Take the line containing "Write a component", the line containing "import * as", and all lines between them, and transcribe them exactly. Leave out pictures.

((

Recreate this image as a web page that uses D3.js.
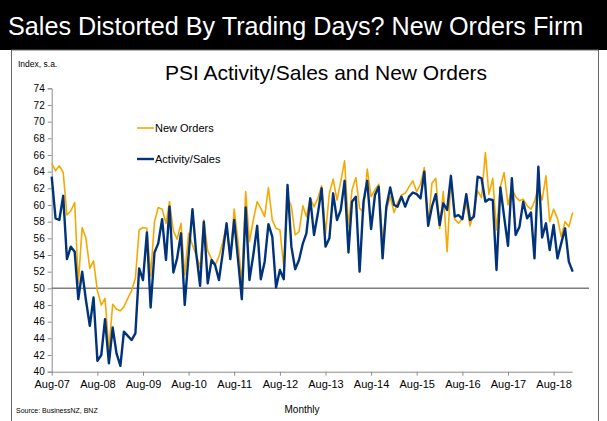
<!DOCTYPE html>
<html>
<head>
<meta charset="utf-8">
<script src="https://cdn.jsdelivr.net/npm/d3@7"></script>
<style>
  html, body { margin: 0; padding: 0; background: #fff; }
  svg { display: block; font-family: "Liberation Sans", Arial, sans-serif; }
</style>
</head>
<body>
<svg id="chart" width="607" height="421"></svg>
<script>
// ---- data (monthly, Aug-2007 .. Jan-2019) ----
const startYear = 2007, startMonth = 7; // Aug 2007 (0-based month)
const newOrders = [
  65.0, 64.1, 64.7, 63.9, 58.8, 59.3, 60.3, 50.6, 57.3, 56.0, 52.4, 53.3,
  49.7, 48.0, 48.8, 42.6, 48.1, 47.5, 47.3, 47.8, 48.8, 49.7, 51.2, 57.0,
  57.3, 57.2, 51.5, 58.0, 59.7, 59.5, 57.8, 60.4, 56.9, 55.9, 57.8, 51.6,
  56.6, 55.2, 54.0, 52.5, 58.2, 54.5, 53.5, 52.8, 53.8, 55.5, 57.6, 53.6,
  59.5, 55.6, 50.6, 61.6, 55.6, 58.2, 60.4, 59.6, 58.6, 62.1, 58.2, 57.2,
  57.0, 52.6, 61.0, 59.8, 56.4, 56.8, 59.9, 58.6, 60.8, 59.8, 60.8, 62.3,
  56.6, 61.4, 63.1, 60.6, 62.8, 65.3, 57.4, 61.8, 63.3, 59.6, 59.2, 64.3,
  61.0, 61.8, 62.5, 55.6, 59.4, 61.0, 59.1, 60.3, 61.2, 61.4, 62.2, 62.9,
  61.6, 62.5, 64.5, 57.6, 62.6, 63.2, 57.2, 61.6, 54.4, 63.2, 58.3, 57.8,
  58.4, 60.2, 57.5, 59.1, 61.7, 60.9, 66.3, 61.3, 63.2, 57.0, 62.2, 63.9,
  60.0, 62.0, 61.0, 60.5, 60.7, 59.9, 59.5, 60.4, 62.2, 60.6, 63.5, 58.0,
  59.5, 58.4, 56.2, 58.0, 57.4, 59.1
];
const activitySales = [
  63.4, 58.4, 58.2, 61.1, 53.5, 55.0, 54.4, 48.7, 52.0, 48.6, 45.5, 48.9,
  41.3, 42.0, 46.3, 41.0, 45.3, 42.2, 40.7, 44.8, 44.3, 43.8, 44.6, 52.4,
  51.0, 56.7, 47.7, 54.3, 55.4, 58.3, 53.4, 59.8, 51.9, 53.6, 56.6, 48.0,
  54.0, 59.5, 54.2, 50.3, 58.0, 50.6, 53.4, 52.8, 51.0, 54.2, 57.8, 53.5,
  58.2, 53.4, 48.7, 59.7, 51.0, 54.0, 57.5, 51.1, 53.2, 57.7, 56.2, 50.1,
  52.2, 51.1, 62.4, 55.0, 52.3, 53.4, 55.4, 56.6, 60.8, 56.4, 59.0, 62.0,
  55.0, 56.0, 61.4, 58.2, 59.4, 62.9, 54.3, 60.4, 61.0, 52.0, 60.4, 62.9,
  57.1, 61.2, 62.2, 53.6, 59.8, 62.1, 60.0, 59.8, 61.0, 59.8, 61.0, 61.5,
  61.3, 60.8, 64.0, 57.5, 59.8, 61.3, 57.6, 60.2, 59.4, 63.5, 58.6, 58.8,
  58.3, 61.3, 58.2, 58.6, 63.4, 63.2, 60.4, 60.7, 60.6, 52.2, 62.1, 58.6,
  55.1, 63.2, 56.4, 57.4, 60.4, 58.4, 59.1, 53.6, 64.6, 56.1, 57.8, 54.6,
  57.6, 53.6, 55.4, 57.2, 53.2, 52.0
];
const xTickLabels = ["Aug-07","Aug-08","Aug-09","Aug-10","Aug-11","Aug-12",
                     "Aug-13","Aug-14","Aug-15","Aug-16","Aug-17","Aug-18"];
const yTicks = [40,42,44,46,48,50,52,54,56,58,60,62,64,66,68,70,72,74];
const seriesNames = ["New Orders", "Activity/Sales"];
const seriesColors = ["#F5A900", "#00337A"];

// ---- build ----
const svg = d3.select("#chart");
const dates = newOrders.map((_, i) => new Date(Date.UTC(startYear, startMonth + i, 1)));
const tickDates = xTickLabels.map((_, k) => new Date(Date.UTC(startYear + k, startMonth, 1)));

const plotLeft = 51.7, plotRight = 572.7, plotTop = 88.3, plotBottom = 371.7;
const x = d3.scaleUtc().domain([dates[0], dates[dates.length - 1]]).range([plotLeft, plotRight]);
const y = d3.scaleLinear().domain([40, 74]).range([plotBottom, plotTop]);

// header band
svg.append("rect").attr("x", 0).attr("y", 0).attr("width", 607).attr("height", 50).attr("fill", "#000");
svg.append("text").attr("x", 8).attr("y", 35).attr("fill", "#fff")
  .attr("font-size", 25.2).text("Sales Distorted By Trading Days? New Orders Firm");

// frame
svg.append("rect").attr("x", 11.5).attr("y", 50).attr("width", 587).attr("height", 372)
  .attr("fill", "none").attr("stroke", "#666").attr("stroke-width", 1);

// subtitle & labels
svg.append("text").attr("x", 326).attr("y", 80).attr("text-anchor", "middle")
  .attr("font-size", 21).attr("fill", "#000").text("PSI Activity/Sales and New Orders");
svg.append("text").attr("x", 18).attr("y", 67).attr("font-size", 8.5).attr("fill", "#000").text("Index, s.a.");
svg.append("text").attr("x", 302).attr("y", 413).attr("text-anchor", "middle")
  .attr("font-size", 10).attr("fill", "#000").text("Monthly");
svg.append("text").attr("x", 16).attr("y", 413).attr("font-size", 7).attr("fill", "#000").text("Source: BusinessNZ, BNZ");

// y axis
const yAxis = svg.append("g").attr("transform", `translate(${plotLeft},0)`)
  .call(d3.axisLeft(y).tickValues(yTicks).tickSize(4).tickPadding(3).tickFormat(d3.format("d")));
yAxis.selectAll("path, line").attr("stroke", "#8c8c8c");
yAxis.selectAll("text").attr("font-size", 10).attr("fill", "#000").attr("font-family", "Liberation Sans, Arial, sans-serif");

// x axis
const xAxis = svg.append("g").attr("transform", `translate(0,${plotBottom})`)
  .call(d3.axisBottom(x).tickValues(tickDates).tickSize(4).tickPadding(5)
        .tickFormat((d, i) => xTickLabels[i]));
xAxis.select(".domain").attr("d", `M${plotLeft},0.5H${plotRight}`);
xAxis.selectAll("path, line").attr("stroke", "#8c8c8c");
xAxis.selectAll("text").attr("font-size", 11).attr("fill", "#000").attr("font-family", "Liberation Sans, Arial, sans-serif");

// 50 reference line
svg.append("line").attr("x1", plotLeft).attr("x2", 589).attr("y1", y(50)).attr("y2", y(50))
  .attr("stroke", "#7f7f7f").attr("stroke-width", 1.5);

// series lines
const line = d3.line().x((d, i) => x(dates[i])).y(d => y(d));
svg.append("path").datum(newOrders).attr("d", line).attr("fill", "none")
  .attr("stroke", seriesColors[0]).attr("stroke-width", 1.6).attr("stroke-linejoin", "round");
svg.append("path").datum(activitySales).attr("d", line).attr("fill", "none")
  .attr("stroke", seriesColors[1]).attr("stroke-width", 2.4).attr("stroke-linejoin", "round");

// legend
const legY = [128, 159];
seriesNames.forEach((name, k) => {
  svg.append("line").attr("x1", 137).attr("x2", 154).attr("y1", legY[k]).attr("y2", legY[k])
    .attr("stroke", seriesColors[k]).attr("stroke-width", k === 0 ? 1.6 : 2.4);
  svg.append("text").attr("x", 155).attr("y", legY[k] + 4).attr("font-size", 11)
    .attr("fill", "#000").text(name);
});
</script>
</body>
</html>
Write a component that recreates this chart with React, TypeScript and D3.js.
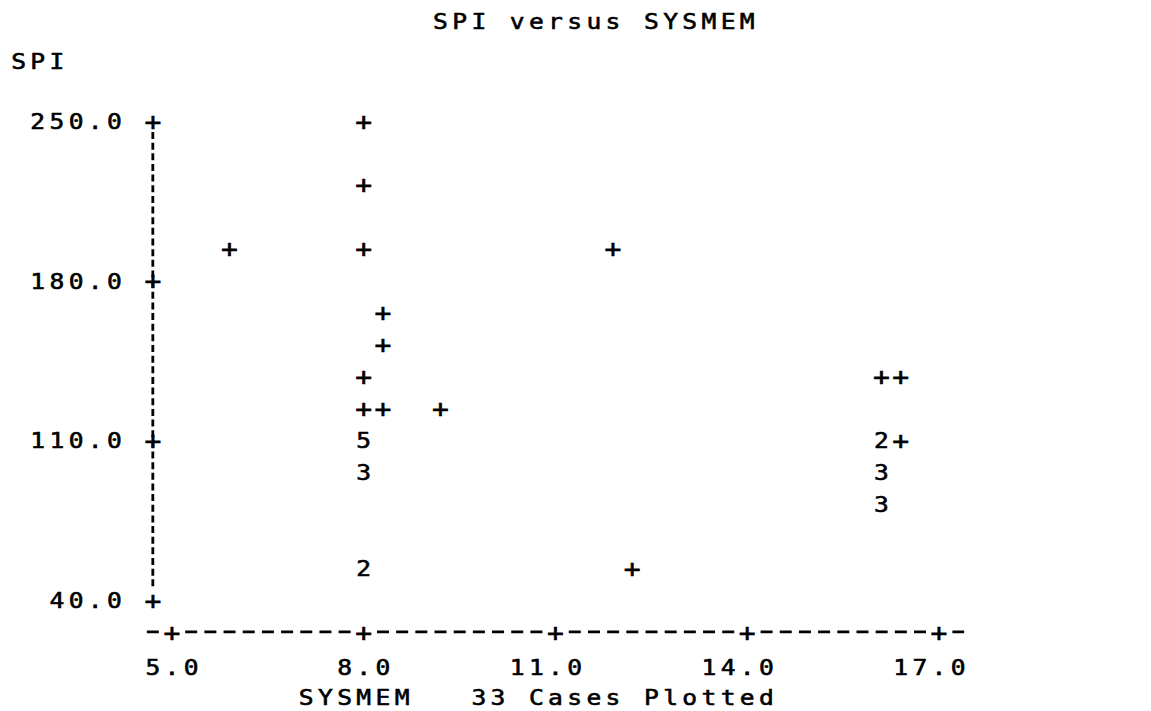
import React from "react";
import * as d3 from "d3";

const sysmem = [8.0, 8.0, 5.9, 8.0, 11.9, 8.3, 8.3, 8.0, 16.1, 16.4, 8.0, 8.3, 9.2, 8.0, 16.1, 16.4, 8.0, 16.1, 16.1, 8.0, 12.2];
const spi = [250, 222, 194, 194, 194, 166, 152, 138, 138, 138, 124, 124, 124, 110, 110, 110, 96, 96, 82, 54, 54];
const counts = [1, 1, 1, 1, 1, 1, 1, 1, 1, 1, 1, 1, 1, 5, 2, 1, 3, 3, 3, 2, 1];

const xTicks = [5, 8, 11, 14, 17];
const yTicks = [250, 180, 110, 40];
const title = "SPI versus SYSMEM";
const yLabel = "SPI";
const xLabel = "SYSMEM   33 Cases Plotted";

const W = 1151;
const H = 711;
const FONT = "'DejaVu Sans Mono', 'Liberation Mono', monospace";
const FS = 22;
const PLUS_FS = 25;
const SX = 1.12;

export default function App() {
  const x = d3.scaleLinear().domain([5, 17]).range([172, 939]);
  const y = d3.scaleLinear().domain([40, 250]).range([600, 121]);
  const cw = (x(17) - x(5)) / 40; // character cell width
  const rh = (y(40) - y(250)) / 15; // character row height
  const col = (c: number) => x(5) + c * cw;
  const row = (r: number) => y(250) + r * rh;

  const textProps = {
    dy: "0.36em",
    textAnchor: "middle" as const,
    fontFamily: FONT,
    fontSize: FS,
    fill: "#000",
    stroke: "#000",
    strokeWidth: 0.6,
  };

  // monospace text: each character centered in its own cell
  const Mono = ({ s, c0, yc, fs }: { s: string; c0: number; yc: number; fs?: number }) => (
    <g transform={`scale(${SX},1)`}>
      <text
        {...textProps}
        fontSize={fs ?? FS}
        dy={s === "+" ? "0.345em" : "0.36em"}
        x={s.split("").map((_, i) => (col(c0 + i) / SX).toFixed(2)).join(" ")}
        y={yc}
        style={{ whiteSpace: "pre" }}
      >
        {s}
      </text>
    </g>
  );

  const axisCol = -1;
  const axisX = col(axisCol);
  const xAxisY = row(16);
  const fmt = d3.format(".1f");

  return (
    <svg width={W} height={H} style={{ position: "absolute", left: 0, top: 0, background: "#fff" }}>
      <rect width={W} height={H} fill="#fff" />
      {/* title */}
      <Mono s={title} c0={14} yc={row(-3.12)} />
      <Mono s={yLabel} c0={-8} yc={row(-1.88)} />

      {/* vertical axis dashed */}
      <line x1={axisX} x2={axisX} y1={y(250) + 11} y2={y(40) - 11} stroke="#000" strokeWidth={2.8} strokeDasharray="7 3.65" />
      {yTicks.map((t) => {
        const s = fmt(t);
        return (
          <g key={"yt" + t}>
            <Mono s={s} c0={-3 - (s.length - 1)} yc={y(t)} />
            <Mono s="+" c0={axisCol} yc={y(t)} fs={PLUS_FS} />
          </g>
        );
      })}

      {/* horizontal axis dashed */}
      <line
        x1={col(-1) - 6}
        x2={col(41) + 6}
        y1={xAxisY}
        y2={xAxisY}
        stroke="#000"
        strokeWidth={2.8}
        strokeDasharray={`12 ${(cw - 12).toFixed(2)}`}
      />
      {xTicks.map((t) => {
        const s = fmt(t);
        const tc = (x(t) - x(5)) / cw;
        return (
          <g key={"xt" + t}>
            <rect x={x(t) - 9} y={xAxisY - 4} width={18} height={8} fill="#fff" />
            <Mono s="+" c0={tc} yc={xAxisY} fs={PLUS_FS} />
            <Mono s={s} c0={s.length === 3 ? tc - 1 : tc - 2} yc={row(17.1)} />
          </g>
        );
      })}
      <Mono s={xLabel} c0={7} yc={row(18.05)} />

      {/* points */}
      <g transform={`scale(${SX},1)`}>
        {sysmem.map((v, i) => {
          const isPlus = counts[i] === 1;
          return (
            <text
              key={"p" + i}
              {...textProps}
              fontSize={isPlus ? PLUS_FS : FS}
              dy={isPlus ? "0.345em" : "0.36em"}
              x={x(v) / SX}
              y={y(spi[i])}
            >
              {isPlus ? "+" : String(counts[i])}
            </text>
          );
        })}
      </g>
    </svg>
  );
}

))

Solution to the problem:
Write a component that recreates this chart with React, TypeScript and D3.js.
import React from "react";
import * as d3 from "d3";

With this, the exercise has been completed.